EKBIS.CO, JAKARTA -- Direktur Migrant Institute, Adi Candra Utama mengatakan, dalam jangka waktu satu tahun Pemerintahan Jokowi-JK ada beberapa hal yang layak diapresiasi. Namun banyak hal yang pantas dikritisi dan menjadi catatan merah.
“Migrant Institute mencatat ada beberapa kebijakan pemerintah melalui BNP2TKI dan Kemetrian Luar Negeri yang cukup signifikan. Seperti program pemberdayaan dan pendampingan usaha kepada 10.500 buruh migran purna dan fasilitasi korban trafficking," katanya, Senin, (26/10).

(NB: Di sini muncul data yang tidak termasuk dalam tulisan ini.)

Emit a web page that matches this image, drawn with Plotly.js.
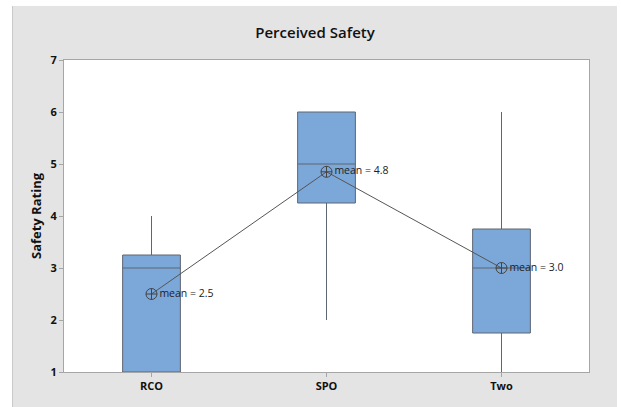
<!DOCTYPE html>
<html>
<head>
<meta charset="utf-8">
<script src="https://cdn.plot.ly/plotly-3.0.1.min.js"></script>
<style>
html,body{margin:0;padding:0;background:#ffffff;}
#wrap{position:absolute;left:12px;top:6px;width:605px;height:401px;border-left:1px solid #c9c9c9;box-sizing:border-box;}
#chart{width:604px;height:401px;}
</style>
</head>
<body>
<div id="wrap"><div id="chart"></div></div>
<script>
var categories = ["RCO", "SPO", "Two"];
var lowerWhisker = [1, 2, 1];
var q1Values = [1, 4.25, 1.75];
var medianValues = [3, 5, 3];
var q3Values = [3.25, 6, 3.75];
var upperWhisker = [4, 6, 6];
var meanValues = [2.5, 4.85, 3.0];
var meanLabels = ["mean = 2.5", "mean = 4.8", "mean = 3.0"];

var boxTrace = {
  type: "box",
  x: categories,
  q1: q1Values,
  median: medianValues,
  q3: q3Values,
  lowerfence: lowerWhisker,
  upperfence: upperWhisker,
  width: 0.33,
  whiskerwidth: 0,
  fillcolor: "rgb(123,167,217)",
  line: {color: "#5e6670", width: 1},
  boxpoints: false,
  hoverinfo: "skip",
  showlegend: false
};

var meanTrace = {
  type: "scatter",
  mode: "lines+markers+text",
  x: categories,
  y: meanValues,
  text: meanLabels,
  textposition: "middle right",
  textfont: {family: "Open Sans, sans-serif", size: 10.5, color: "#222"},
  line: {color: "#555555", width: 1},
  marker: {symbol: "circle-cross-open", size: 11, color: "#444444", line: {width: 1}},
  hoverinfo: "skip",
  showlegend: false,
  cliponaxis: false
};

var layout = {
  width: 604,
  height: 401,
  paper_bgcolor: "#e4e4e4",
  plot_bgcolor: "#ffffff",
  margin: {l: 51, r: 28, t: 54, b: 35},
  font: {family: "Open Sans, sans-serif", color: "#111"},
  title: {
    text: "Perceived Safety",
    x: 0.5, xref: "container",
    y: 1 - 27/401, yref: "container", yanchor: "middle",
    font: {size: 15, weight: 600, color: "#111"}
  },
  xaxis: {
    type: "category",
    range: [-0.5, 2.5],
    showgrid: false,
    zeroline: false,
    showline: true,
    mirror: true,
    linecolor: "#a6a6a6",
    linewidth: 1,
    ticks: "outside",
    ticklen: 4,
    tickcolor: "#a6a6a6",
    tickfont: {size: 11, weight: "bold", color: "#111"}
  },
  yaxis: {
    range: [1, 7],
    tickvals: [1, 2, 3, 4, 5, 6, 7],
    showgrid: false,
    zeroline: false,
    showline: true,
    mirror: true,
    linecolor: "#a6a6a6",
    linewidth: 1,
    ticks: "outside",
    ticklen: 4,
    tickcolor: "#a6a6a6",
    tickfont: {size: 11, weight: "bold", color: "#111"},
    title: {text: "Safety Rating", font: {size: 13, weight: "bold", color: "#111"}, standoff: 5}
  }
};

Plotly.newPlot("chart", [boxTrace, meanTrace], layout, {staticPlot: true, displayModeBar: false});
</script>
</body>
</html>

Langkah BNP2TKI dan UPT3TKI Surabaya dengan layanan satu atap-nya juga menjadi langkah yang maju untuk mewujudkan proses tata kelola yang mudah di akses dan cepat. Namun, masih banyak persoalan tata kelola buruh migran yang menjadi catatan merah.
“Permasalahan mendasar yang akhirnya menyeret buruh migran dalam jurang ekploitasi sejauh ini banyak yang belum tersentuh. Keluarga buruh migran yang rentan belum menjadi prioritas pemerintah untuk mendapatkan perlindungan," terang Adi.
Masih terdapat beberapa hal yan menjadi catatan merah. Pertama, belum terealisasinya reformasi cost structure (biaya yang dibayarkan buruh migran untuk berangkat ke luar negeri) yang menjadi janji Jokowi melalui Nuwron Wahid (Kepala BNP2TKI) di akhir tahun 2014.
Cost structure yang tinggi membebani buruh migran yang akan berangkat, belum lagi pungutan yang dibebankan sebagai imbal jasa calo atau sponsor maupun PPTKIS secara ilegal. Hal tersebut mendorong buruh migran pada jeratan utang dan siklus migrasi yang tiada henti.
Kedua, belum adanya langkah yang progresif untuk menciptakan sistem penanganan terhadap buruh migran yang bermasalah baik di negara penempatan maupun daerah asal. Hal tersebut menyebabkan buruh migran sangat rentan dan minim perlindungan dari negara.